The last big contract made by Rotundo was when he hired the singer Alfredo Del Río —the one who sang with Alfredo Gobbi—. A testimony of it are his two recordings: “Todavía estás a tiempo” and “Destino en flor”.

The last singer of this brilliant stage of Rotundo was Roberto Argentino, who recorded only one number: the tango “Qué tarde que has venido”.

All these recordings were made in the studios of the Pampa label, which was a branch of the Odeon company.

Because of a cruel political persecution and for his Peronist ideas, he was banned like many men of the world of our national and popular culture. His wife, the female singer Juanita Larrauri, also suffered persecution and was finally incarcerated for having been a personal friend of Eva Perón's and senator of the Nation. During her prison days she shared hours with a gentleman in life and in art, don Hugo Del Carril. Due to these episodes, Rotundo came back to his paper enterprise.

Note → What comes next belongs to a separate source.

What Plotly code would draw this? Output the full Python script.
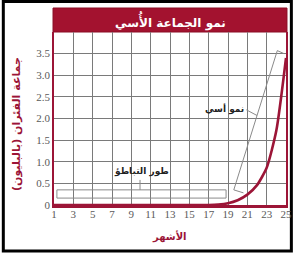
import plotly.graph_objects as go

months = list(range(1, 26))
population = [0.0, 0.0, 0.0, 0.0, 0.0, 0.0, 0.0, 0.0, 0.0, 0.0,
              0.0, 0.0, 0.0, 0.0, 0.0, 0.0, 0.0, 0.01, 0.04, 0.11,
              0.24, 0.46, 0.86, 1.72, 3.4]

x_ticks = [1, 3, 5, 7, 9, 11, 13, 15, 17, 19, 21, 23, 25]
y_ticks = [0, 0.5, 1.0, 1.5, 2.0, 2.5, 3.0, 3.5, 4.0]
y_tick_text = ["0", "0.5", "1.0", "1.5", "2.0", "2.5", "3.0", "3.5", ""]

title_text = "نمو الجماعة الأُسي"
x_title = "الأشهر"
y_title = "جماعة الفئران (بالبليون)"
lag_label = "طور التباطؤ"
exp_label = "نمو أسي"

CRIMSON = "#9c1537"
GRID = "#7a7a7a"
TICK = "#5a5a5a"
AR_FONT = "DejaVu Sans"

fig = go.Figure()
fig.add_trace(go.Scatter(
    x=months, y=population, mode="lines",
    line=dict(color=CRIMSON, width=2.6, shape="spline", smoothing=0.6),
    hoverinfo="skip", showlegend=False))

W, H = 299, 255
L, R, T, B = 54, 7, 32, 50
pw, ph = W - L - R, H - T - B

def px(xp):
    return (xp - L) / pw

def py(yp):
    return (H - B - yp) / ph

shapes = []
shapes.append(dict(type="rect", xref="paper", yref="paper",
                   x0=px(2), x1=px(297.5), y0=py(251), y1=py(1.5),
                   line=dict(color="black", width=3), layer="below"))
shapes.append(dict(type="rect", xref="paper", yref="paper",
                   x0=px(53), x1=px(293), y0=1.0, y1=py(8),
                   fillcolor="#a3122f", line=dict(color="#8a0c25", width=1),
                   layer="below"))
gray = "#8a8a8a"
shapes.append(dict(type="rect", xref="x", yref="y", x0=1.3, x1=18.8, y0=0.16, y1=0.35,
                   line=dict(color=gray, width=1)))
shapes.append(dict(type="line", xref="x", yref="y", x0=9.9, x1=9.9, y0=0.35, y1=0.58,
                   line=dict(color=gray, width=1)))
shapes.append(dict(type="line", xref="x", yref="y", x0=19.6, x1=24.1, y0=0.35, y1=3.57,
                   line=dict(color=gray, width=1)))
shapes.append(dict(type="line", xref="x", yref="y", x0=19.6, x1=20.6, y0=0.35, y1=0.28,
                   line=dict(color=gray, width=1)))
shapes.append(dict(type="line", xref="x", yref="y", x0=24.1, x1=24.8, y0=3.57, y1=3.5,
                   line=dict(color=gray, width=1)))
shapes.append(dict(type="line", xref="x", yref="y", x0=20.9, x1=22.0, y0=2.2, y1=2.07,
                   line=dict(color=gray, width=1)))

annotations = [
    dict(text="<b>" + title_text + "</b>", xref="paper", yref="paper",
         x=px(173), y=py(21), showarrow=False, xanchor="center", yanchor="middle",
         font=dict(family=AR_FONT, size=12, color="white")),
    dict(text="<b>" + x_title + "</b>", xref="paper", yref="paper",
         x=px(172), y=py(237), showarrow=False, xanchor="center", yanchor="middle",
         font=dict(family=AR_FONT, size=10, color=CRIMSON)),
    dict(text="<b>" + y_title + "</b>", xref="paper", yref="paper",
         x=px(16), y=py(124), showarrow=False, textangle=-90,
         xanchor="center", yanchor="middle",
         font=dict(family=AR_FONT, size=11, color=CRIMSON)),
    dict(text="<b>" + lag_label + "</b>", xref="x", yref="y",
         x=10.0, y=0.77, showarrow=False, xanchor="center", yanchor="middle",
         font=dict(family=AR_FONT, size=9, color="#222")),
    dict(text="<b>" + exp_label + "</b>", xref="x", yref="y",
         x=18.6, y=2.22, showarrow=False, xanchor="center", yanchor="middle",
         font=dict(family=AR_FONT, size=9, color="#222")),
]

fig.update_layout(
    width=W, height=H,
    margin=dict(l=L, r=R, t=T, b=B, pad=0),
    paper_bgcolor="white", plot_bgcolor="white",
    shapes=shapes, annotations=annotations,
    xaxis=dict(range=[1, 25], tickvals=x_ticks, ticktext=[str(v) for v in x_ticks],
               showgrid=True, gridcolor=GRID, gridwidth=1,
               showline=True, linecolor=CRIMSON, linewidth=2.5, mirror=False,
               zeroline=False, ticks="", ticklen=0, ticklabelstandoff=-3,
               tickfont=dict(family="Liberation Serif", size=11, color=TICK)),
    yaxis=dict(range=[0, 4], tickvals=y_ticks, ticktext=y_tick_text,
               showgrid=True, gridcolor=GRID, gridwidth=1,
               showline=True, linecolor=CRIMSON, linewidth=1.5, mirror=True,
               zeroline=False, ticks="", ticklen=0,
               tickfont=dict(family="Liberation Serif", size=11, color=TICK)),
)

fig.write_html("out.html", config={"displayModeBar": False},
               post_script="document.body.style.margin='0px';")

Very few orchestras in so little time, just eight years, achieved the popularity of Francisco Rotundo.

As composer with Reinaldo Yiso, he reached an outstanding success with the tango “Un infierno” through the renditions of Floreal Ruiz and Alberto Morán. He as well composed the instrumental tango “Para florearse”, “Siempre tu voz”, “Rezongo malevo”, “Un cariño”, “Sin remordimiento” and with Ernesto Rossi, a tango dedicated to the soccer club Estudiantes de La Plata.

In the late 60s he quit running his printing shop and returned for some years to his old flame: music. He summoned his friend and brother-in-soul Tití Rossi to open, firstly in the neighborhood of Liniers and later in Villa Luro, his local La Casa de Rotundo, where he put together a new orchestra. Outstanding figures of our city music performed on that venue: Jorge Casal, Carlos Roldán, Alfredo Del Río, Mario Bustos and Alfredo Dalton, and also maestro Horacio Salgán.

Rotundo, besides being a tango great, he was a friend, with codes and gentlemanliness, unjustly forgotten, so I rescue him from oblivion in this contribution for Todo Tango.